Second, acknowledging that you’re choosing to carry something is an empowering awareness because if you can choose to carry it, then you can choose to let it go. It’s the truth of the carrying choice that informs and proves the truth of your ability to let it go. This is perhaps the most empowering truth about the things you’re carrying around that are getting in the way of the relationships and outcomes you so deeply desire. But you cannot let anything go until you’re fully aware of it, own that carrying it is your choice, get clear on the ways that carrying it is actually serving you, and choose to let that thing go and put it down – knowing that the process may be messy, uncomfortable and perhaps even painful.

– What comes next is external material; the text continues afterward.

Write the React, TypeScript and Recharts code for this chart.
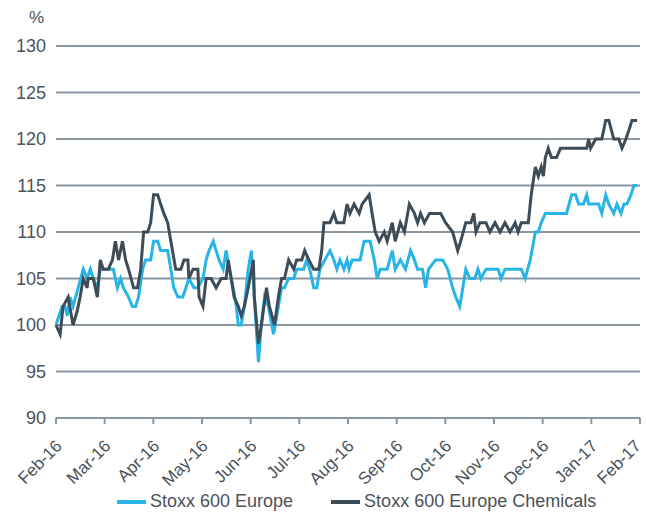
import { LineChart, Line, XAxis, YAxis, CartesianGrid } from "recharts";

// x positions are in month units: 20 per month, 0 = Feb-16, 240 = Feb-17
const monthLabels = [
  "Feb-16", "Mar-16", "Apr-16", "May-16", "Jun-16", "Jul-16", "Aug-16",
  "Sep-16", "Oct-16", "Nov-16", "Dec-16", "Jan-17", "Feb-17",
];
const monthTicks = monthLabels.map((_, i) => i * 20);
const yTicks = [90, 95, 100, 105, 110, 115, 120, 125, 130];

const europeT = [
  0, 2.5, 3.7, 4.6, 5.8, 7, 9.1, 11.2, 12.8, 14.1, 15.3, 17, 18.2, 23.6, 25.2,
  26.5, 27.7, 29.8, 31.4, 32.7, 33.9, 35.6, 36.8, 38.9, 40.1, 41.8, 43, 45.9,
  47.2, 48.4, 50.1, 52.1, 53.4, 54.6, 56.7, 58.3, 60.4, 61.7, 62.9, 64.6, 65.8,
  67, 68.7, 69.9, 71.2, 72.8, 74.1, 74.9, 76.1, 77.4, 79, 80.3, 81.5, 83.2,
  84.4, 85.7, 87.3, 89.4, 91.4, 92.7, 93.9, 95.6, 97.7, 98.9, 101.8, 103,
  104.3, 105.9, 107.2, 108.4, 110.5, 112.6, 114.2, 115.4, 116.7, 118.3, 119.6,
  120.4, 121.7, 125, 126.6, 129.1, 130.8, 132, 133.2, 136.1, 138.2, 139.4,
  141.5, 143.6, 145.7, 147.3, 148.6, 150.6, 151.9, 153.1, 156, 158.9, 161,
  163, 164.3, 165.9, 167.2, 168.4, 170.1, 172.1, 173.4, 174.6, 176.7, 181.7,
  182.9, 184.5, 191.2, 192.8, 194.9, 197, 198.2, 199.4, 201.1, 209.8, 211.9,
  213.5, 214.8, 216.8, 218.1, 218.9, 223, 224.3, 225.9, 227.2, 229.2, 230.5,
  232.2, 233.4, 234.6, 236.3, 237.5, 238.8,
];
const europeV = [
  100, 102, 102, 101, 103, 102, 104, 106, 105, 106, 105, 104, 106, 106, 104,
  105, 104, 103, 102, 102, 103, 106, 107, 107, 109, 109, 108, 108,
  106, 104, 103, 103, 104, 105, 104, 104, 105, 107, 108, 109, 108,
  107, 106, 108, 106, 104, 102, 100, 100, 102, 106, 108, 103, 96,
  100, 103, 102, 99, 102, 104, 104, 105, 105, 106, 106, 107,
  106, 104, 104, 106, 107, 108, 107, 106, 107, 106, 107,
  106, 107, 107, 109, 109, 107, 105, 106, 106, 108, 106,
  107, 106, 108, 107, 106, 106, 104, 106, 107, 107, 106,
  104, 103, 102, 104, 106, 105, 105, 106, 105, 106, 106,
  105, 106, 106, 105, 107, 110, 110, 111, 112, 112, 114,
  114, 113, 113, 114, 113, 113, 112, 114, 113, 112, 113,
  112, 113, 113, 114, 115, 115,
];

const chemT = [
  0, 1.7, 2.9, 5, 7, 8.7, 9.9, 11.2, 12.8, 13.2, 15.3, 17, 18.2, 19.4, 21.5,
  23.2, 24.4, 25.7, 27.3, 28.6, 29.8, 31.9, 33.5, 34.8, 36, 37.7, 38.9, 40.1,
  41.8, 43, 44.3, 45.9, 47.2, 49.2, 51.3, 52.6, 54.2, 54.6, 56.3, 58.3, 58.8,
  60.4, 61.7, 63.7, 65.8, 67.9, 69.9, 70.8, 72, 73.2, 74.9, 76.1, 77.4, 79,
  81.1, 81.5, 83.2, 84.4, 86.5, 87.7, 89.8, 91.4, 92.7, 93.9, 95.6, 97.7,
  98.9, 101, 102.2, 103.9, 105.9, 108, 109.2, 110.1, 112.6, 114.2, 115.4,
  118.3, 119.6, 120.8, 122.5, 124.6, 125.8, 128.7, 129.9, 131.2, 132.8, 134.9,
  136.1, 138.2, 139.4, 141.5, 143.2, 145.2, 147.3, 148.6, 149.8, 151.4, 153.5,
  158.1, 160.1, 163, 165.1, 166.3, 168.4, 170.5, 171.7, 172.6, 174.2, 176.7,
  178.3, 180.4, 182.5, 184.5, 186.6, 188.7, 189.9, 191.2, 194.1, 195.3, 197,
  198.2, 199.4, 200.3, 201.1, 202.3, 203.6, 205.7, 207.3, 218.1, 218.9, 219.7,
  221.8, 224.3, 225.9, 227.2, 229.2, 231.3, 232.6, 234.2, 235.5, 236.7, 238.8,
];
const chemV = [
  100, 99, 102, 103, 100, 101.5, 103, 105, 104, 105, 105, 103, 107, 106, 106,
  107, 109, 107, 109, 107, 106, 104, 104, 106, 110, 110, 111, 114,
  114, 113, 112, 111, 109, 106, 106, 107, 107, 105, 106, 106, 103,
  102, 105, 105, 104, 105, 105, 107, 105, 103, 102, 101, 102, 104,
  107, 103, 98, 100, 104, 102, 100, 103, 105, 105, 107, 106,
  107, 107, 108, 107, 106, 106, 108, 111, 111, 112, 111,
  111, 113, 112, 113, 112, 113, 114, 112, 110, 109, 110,
  109, 111, 109, 111, 110, 113, 112, 111, 112, 111, 112,
  112, 111, 110, 108, 109, 111, 111, 112, 110, 111, 111,
  110, 111, 110, 111, 110, 111, 110, 111, 111, 114, 117,
  116, 117, 116, 118, 119, 118, 118, 119, 119, 120, 119,
  120, 120, 122, 122, 120, 120, 119, 120, 121, 122, 122,
];

const europeData = europeT.map((t, i) => ({ t, v: europeV[i] }));
const chemData = chemT.map((t, i) => ({ t, v: chemV[i] }));

const BLUE = "#27b4e6";
const DARK = "#3e4c57";
const GRID = "#8a96a0";
const TEXT = "#4b5258";
const FONT = "'Liberation Sans', Arial, sans-serif";

function MonthTick({ x, y, payload }: any) {
  const idx = Math.round(payload.value / 20);
  // last label is pulled in a little so it stays inside the picture
  const dx = idx === monthLabels.length - 1 ? 2 : 7;
  const tx = x + dx;
  const ty = y + 21;
  return (
    <text
      x={tx}
      y={ty}
      transform={`rotate(-45 ${tx} ${ty})`}
      textAnchor="end"
      fill={TEXT}
      fontSize={17}
      fontFamily={FONT}
    >
      {monthLabels[idx]}
    </text>
  );
}

export default function App() {
  return (
    <div style={{ position: "absolute", left: 0, top: 0, width: 646, height: 513, fontFamily: FONT }}>
      <div style={{ position: "absolute", left: 29, top: 8, fontSize: 17, color: TEXT }}>%</div>
      <LineChart
        width={646}
        height={513}
        margin={{ top: 46, right: 6, left: 0, bottom: 25 }}
      >
        <CartesianGrid horizontal vertical={false} stroke={GRID} strokeWidth={2} />
        <XAxis
          type="number"
          dataKey="t"
          domain={[0, 240]}
          ticks={monthTicks}
          interval={0}
          height={70}
          axisLine={{ stroke: GRID, strokeWidth: 2 }}
          tickLine={{ stroke: GRID, strokeWidth: 2 }}
          tickSize={6}
          tick={<MonthTick />}
        />
        <YAxis
          type="number"
          domain={[90, 130]}
          ticks={yTicks}
          width={56}
          axisLine={false}
          tickLine={false}
          tickSize={0}
          tickMargin={10}
          tick={{ fill: TEXT, fontSize: 18, fontFamily: FONT }}
        />
        <Line
          data={europeData}
          dataKey="v"
          type="linear"
          stroke={BLUE}
          strokeWidth={3}
          dot={false}
          isAnimationActive={false}
        />
        <Line
          data={chemData}
          dataKey="v"
          type="linear"
          stroke={DARK}
          strokeWidth={3}
          dot={false}
          isAnimationActive={false}
        />
      </LineChart>
      <div
        style={{
          position: "absolute",
          top: 491,
          left: 117,
          display: "flex",
          alignItems: "center",
          fontSize: 18,
          lineHeight: "21px",
          color: TEXT,
          whiteSpace: "nowrap",
        }}
      >
        <span style={{ display: "inline-block", width: 29, height: 4, background: BLUE, marginRight: 4 }} />
        <span>Stoxx 600 Europe</span>
        <span style={{ display: "inline-block", width: 29, height: 4, background: DARK, marginLeft: 38, marginRight: 4 }} />
        <span>Stoxx 600 Europe Chemicals</span>
      </div>
    </div>
  );
}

Not only are you choosing to carry whatever it is that you’re carrying, that carrying is also serving you in some way. In other words, you’re getting something out of carrying it, even if you’re aware of its extremely limiting and damaging impact. Here is another simple truth – we only do things that serve us in some way, even if we know that it’s also having a negative impact. For example, in what ways could believing that you’re not good enough serve you? One obvious example is that if you believe you’re not good enough, you’ll play small and not take risks, which minimizes the risk of coming up short or failing. In other words, you avoid the risk of an outcome that might feed your belief that you’re not good enough. In even clearer words, carrying your self-limiting beliefs and living life based upon those beliefs is a form of protection, and that protection is what serves you and allows you to rationalize (albeit mostly unconsciously) your ongoing carrying of that belief.
Let’s look at another example. I have a coaching client who is conscious (now) that she is highly judgmental of other people. She is also now conscious that this judgmental nature is keeping her from forming the close relationships that she desires. Finally, she has become conscious that her judgmental nature and habit grew out of being negatively judged by her mother over the years, starting when she was young. So how does her self-limiting belief and judgmental behavior serve her? Simple – it keeps people at a distance so that they cannot judge her and hurt her. Yes, they can and will still judge her, but this isn’t obvious until you dig into her self-beliefs. Until she realized that she was getting a “win” from her self-limiting beliefs and resulting judgmental behavior, it was nearly impossible for her to let it go and put it down because doing so would be perceived internally as being unsafe and at risk. While we’re all and always at risk of rejection and being hurt, only when you become aware and conscious of the ways that your beliefs, perspectives and thinking are serving you can you begin to work on letting them go.
What beliefs or perspectives are you carrying? What hurt, loss or trauma are you choosing to carry around? What doubts about your worthiness or enoughness are you carrying around like an anchor and allowing to keep you from having what you really want in any part of your life? And most important, in what ways are these things that you’re carrying serving you (likely protecting you), which creates a very real attachment to them and an unconscious aversion to letting them go? Is now the time for you to let go, and are you ready to take the risk that always comes with letting go?